I want to close with a story that I tell my teenagers all the time. It’s one I heard as a teenager and it’s constantly coming back to my mind when I don’t trust God with what I have.
One day a dad and his sons went to run some errands. The dad
promised his sons a water gun they had been wishing for at the
end of the day for helping him with his errands.
Halfway through the day the boys found some $1 water pistols.
They decided they couldn’t wait any longer and begged their Father
to buy them the cheap water pistols at that moment. The Father
pleaded with them to wait until He was finished with His errands
but the boys insisted. He loving bent down to the boys level and
explained to them that the water gun he had in mind was going to
be so much better than this cheap little water pistol and if they
would only just wait they would be much happier. One of the
sons decided to wait but the other kept pushing, insisting he
have the water pistol right at that moment because there couldn’t
possibly be anything better. How could the Father possibly know
what was better for him anyways, it was his life. Finally, the Father
gave in a bought the $1 water pistol for the one son.

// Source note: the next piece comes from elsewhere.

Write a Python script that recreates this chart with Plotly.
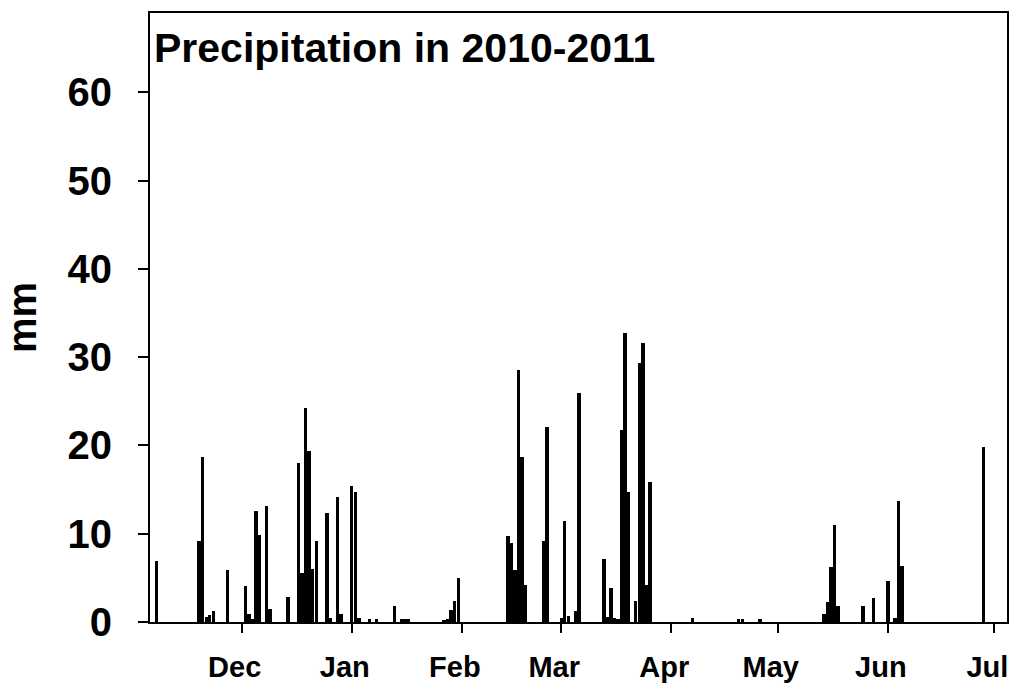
import plotly.graph_objects as go

# Daily precipitation (mm), Nov 2010 - Jul 2011
dates = [
    "2010-11-07", "2010-11-19", "2010-11-20", "2010-11-21", "2010-11-22", "2010-11-23", "2010-11-27",
    "2010-12-02", "2010-12-03", "2010-12-04", "2010-12-05", "2010-12-06", "2010-12-08", "2010-12-09",
    "2010-12-14", "2010-12-17", "2010-12-18", "2010-12-19", "2010-12-20", "2010-12-21", "2010-12-22",
    "2010-12-25", "2010-12-26", "2010-12-28", "2010-12-29",
    "2011-01-01", "2011-01-02", "2011-01-03", "2011-01-06", "2011-01-08", "2011-01-13",
    "2011-01-15", "2011-01-16", "2011-01-17", "2011-01-27", "2011-01-28", "2011-01-29",
    "2011-01-30", "2011-01-31",
    "2011-02-14", "2011-02-15", "2011-02-16", "2011-02-17", "2011-02-18", "2011-02-19",
    "2011-02-24", "2011-02-25",
    "2011-03-01", "2011-03-02", "2011-03-03", "2011-03-05", "2011-03-06", "2011-03-13",
    "2011-03-14", "2011-03-15", "2011-03-16", "2011-03-17", "2011-03-18", "2011-03-19",
    "2011-03-20", "2011-03-22", "2011-03-23", "2011-03-24", "2011-03-25", "2011-03-26",
    "2011-04-07", "2011-04-20", "2011-04-21", "2011-04-26",
    "2011-05-14", "2011-05-15", "2011-05-16", "2011-05-17", "2011-05-18", "2011-05-25",
    "2011-05-28",
    "2011-06-01", "2011-06-03", "2011-06-04", "2011-06-05", "2011-06-28",
]
precip_mm = [
    6.9, 9.2, 18.7, 0.6, 0.8, 1.3, 5.9,
    4.1, 0.95, 0.3, 12.6, 9.9, 13.1, 1.5,
    2.8, 18.0, 5.5, 24.3, 19.4, 6.0, 9.2,
    12.4, 0.4, 14.2, 0.95,
    15.4, 14.7, 0.5, 0.3, 0.3, 1.8,
    0.3, 0.3, 0.3, 0.2, 0.3, 1.4,
    2.35, 5.0,
    9.8, 8.9, 5.9, 28.6, 18.7, 4.2,
    9.2, 22.1,
    0.45, 11.5, 0.7, 1.3, 26.0, 7.1,
    0.6, 3.8, 0.4, 0.3, 21.8, 32.7,
    14.7, 2.4, 29.3, 31.6, 4.2, 15.9,
    0.45, 0.3, 0.3, 0.3,
    0.95, 2.3, 6.2, 11.0, 1.8, 1.8,
    2.75,
    4.6, 0.4, 13.7, 6.4, 19.8,
]

month_ticks = ["2010-12-01", "2011-01-01", "2011-02-01", "2011-03-01",
               "2011-04-01", "2011-05-01", "2011-06-01", "2011-07-01"]
month_labels = ["Dec", "Jan", "Feb", "Mar", "Apr", "May", "Jun", "Jul"]
y_ticks = [0, 10, 20, 30, 40, 50, 60]

title_text = "Precipitation in 2010-2011"
y_title = "mm"

FONT = "Liberation Sans, Arial, sans-serif"
DAY_MS = 86400000

fig = go.Figure()
fig.add_trace(go.Bar(
    x=dates, y=precip_mm,
    width=[0.95 * DAY_MS] * len(dates),
    marker=dict(color="black", line=dict(width=0)),
    showlegend=False,
))

fig.update_layout(
    width=1013, height=686,
    paper_bgcolor="white", plot_bgcolor="white",
    margin=dict(l=150, r=6, t=13, b=64, pad=0),
    bargap=0,
    font=dict(family=FONT, color="black"),
    xaxis=dict(
        type="date", automargin=False,
        range=["2010-11-05 04:00", "2011-07-04 13:40"],
        tickvals=month_ticks, ticktext=month_labels,
        ticks="outside", ticklen=9, tickwidth=2, tickcolor="black",
        showline=True, linecolor="black", linewidth=2, mirror=True,
        showgrid=False, zeroline=False,
        tickfont=dict(family=FONT, size=29, weight="bold", color="black"),
        ticklabelshift=-7,
        ticklabelstandoff=9,
        ticklabeloverflow="allow",
    ),
    yaxis=dict(
        range=[0, 69], automargin=False,
        tickvals=y_ticks,
        ticks="outside", ticklen=10, tickwidth=2, tickcolor="black",
        showline=True, linecolor="black", linewidth=2, mirror=True,
        showgrid=False, zeroline=False,
        tickfont=dict(family=FONT, size=40, weight="bold", color="black"),
        ticklabelstandoff=18,
    ),
    annotations=[
        dict(text=title_text, xref="paper", yref="paper", x=0.0, y=1.0,
             xanchor="left", yanchor="top", showarrow=False, yshift=-10, xshift=2,
             font=dict(family=FONT, size=41, weight="bold", color="black")),
        dict(text=y_title, xref="paper", yref="paper", x=-0.15, y=0.5,
             xanchor="center", yanchor="middle", textangle=-90, showarrow=False,
             font=dict(family=FONT, size=40, weight="bold", color="black")),
    ],
)

fig.write_html("out.html", config={"displayModeBar": False},
               post_script="document.body.style.margin='0px';")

At the end of the day, the dad took his sons to the toy store to buy the
water gun he had in mind for the son that waited. When the son who
already had a water gun saw this amazing, super-soaker water gun his brother was going to get, he begged his Father to buy him one as well.
His Father gently reminded him of the conversation they had before
buying the $1 water pistol and then went on to purchase the super-
soaker for the son that waited. The boy was miserable because he
realized, had he waited like the Father asked, had he trusted the
Father’s plan for his life, he would have something so much better.
I don’t know about you, but I want to be the son that waited. I’m tired of settling for the $1 things in life that only satisfy a moment. I want a super-soaker that will satisfy eternally.